(Stored entries)
-------

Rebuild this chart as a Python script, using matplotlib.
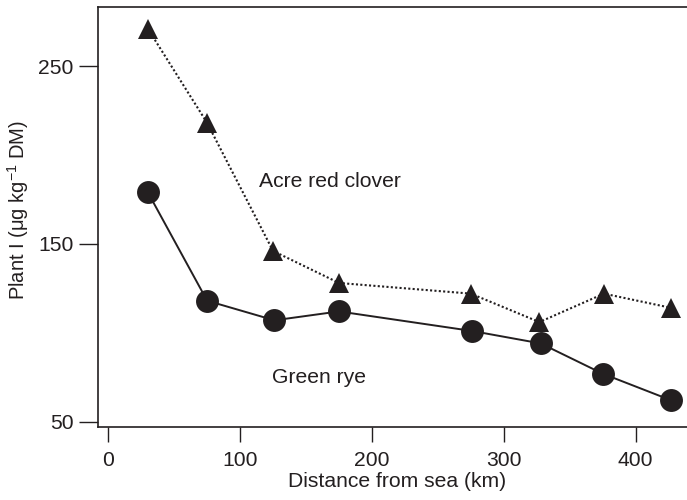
import matplotlib
matplotlib.use("Agg")
import matplotlib.pyplot as plt

plt.rcParams['font.family'] = ['Liberation Sans', 'DejaVu Sans']
plt.rcParams['mathtext.fontset'] = 'custom'
plt.rcParams['mathtext.rm'] = 'Liberation Sans'
plt.rcParams['mathtext.it'] = 'Liberation Sans:italic'
plt.rcParams['mathtext.bf'] = 'Liberation Sans:bold'

# Data
clover_x = [30, 75, 125, 175, 275, 327, 376, 427]
clover_y = [271, 218, 146, 128, 122, 106, 122, 114]
rye_x = [30, 75, 126, 175, 276, 328, 375, 427]
rye_y = [179, 118, 107, 112, 101, 94, 77, 62]
xticks = [0, 100, 200, 300, 400]
yticks = [50, 150, 250]

W, H = 687, 500
fig = plt.figure(figsize=(W / 100, H / 100), dpi=100)
ax = fig.add_axes([98 / W, 73 / H, 1 - 98 / W, (427 - 7) / H])

ink = '#231f20'
ax.plot(clover_x, clover_y, linestyle=(0, (1, 1.1)), color=ink, linewidth=1.5,
        marker='^', markersize=15, markeredgewidth=0, markerfacecolor=ink, clip_on=False)
ax.plot(rye_x, rye_y, linestyle='-', color=ink, linewidth=1.4,
        marker='o', markersize=16.5, markeredgewidth=0, markerfacecolor=ink, clip_on=False)

fs = 15.2
ax.text(114.6, 182.1, 'Acre red clover', fontsize=fs, color=ink, va='baseline', ha='left')
ax.text(124, 71.7, 'Green rye', fontsize=fs, color=ink, va='baseline', ha='left')

ax.set_xlim(-7.8, 439)
ax.set_ylim(47, 283.2)
ax.set_xticks(xticks)
ax.set_yticks(yticks)
ax.tick_params(axis='both', direction='out', width=1.0, color=ink,
               labelsize=fs, labelcolor=ink)
ax.tick_params(axis='x', length=11, pad=6)
ax.tick_params(axis='y', length=13.7, pad=4)
for s in ['left', 'top', 'bottom']:
    ax.spines[s].set_linewidth(1.2)
    ax.spines[s].set_color(ink)
ax.spines['right'].set_visible(False)

ax.set_xlabel('Distance from sea (km)', fontsize=fs, color=ink)
ax.xaxis.set_label_coords((397 - 98) / 589, (427 - 472) / 420)
ax.set_ylabel('Plant I (\u03bcg kg$^{-1}$ DM)', fontsize=14.5, color=ink)
ax.yaxis.set_label_coords((31 - 98) / 589, (427 - 210) / 420)

fig.savefig('out.png', dpi=100)
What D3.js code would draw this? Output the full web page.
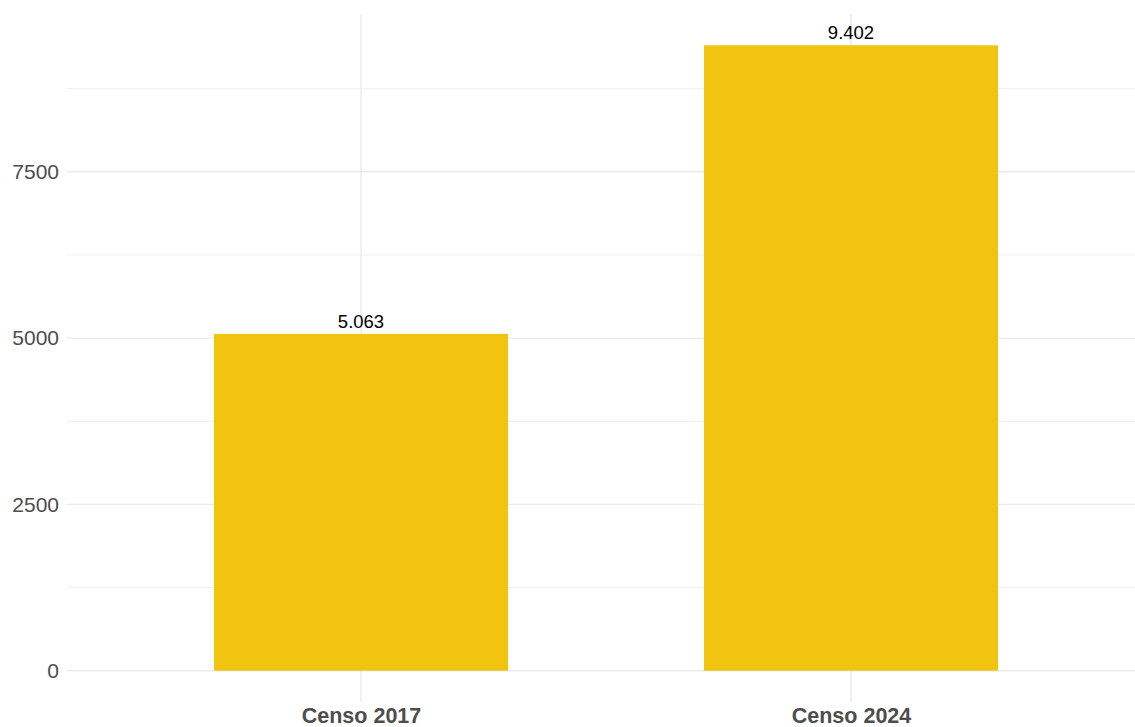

-------

What to work on
Up to and including the line containing "ax = fig.add_axes([98", quote each line of the entries above from the very first, please, exactly and without images.

Result of this task
Rebuild this chart as a Python script, using matplotlib.
import matplotlib
matplotlib.use("Agg")
import matplotlib.pyplot as plt

plt.rcParams['font.family'] = ['Liberation Sans', 'DejaVu Sans']
plt.rcParams['mathtext.fontset'] = 'custom'
plt.rcParams['mathtext.rm'] = 'Liberation Sans'
plt.rcParams['mathtext.it'] = 'Liberation Sans:italic'
plt.rcParams['mathtext.bf'] = 'Liberation Sans:bold'

# Data
clover_x = [30, 75, 125, 175, 275, 327, 376, 427]
clover_y = [271, 218, 146, 128, 122, 106, 122, 114]
rye_x = [30, 75, 126, 175, 276, 328, 375, 427]
rye_y = [179, 118, 107, 112, 101, 94, 77, 62]
xticks = [0, 100, 200, 300, 400]
yticks = [50, 150, 250]

W, H = 687, 500
fig = plt.figure(figsize=(W / 100, H / 100), dpi=100)
ax = fig.add_axes([98 / W, 73 / H, 1 - 98 / W, (427 - 7) / H])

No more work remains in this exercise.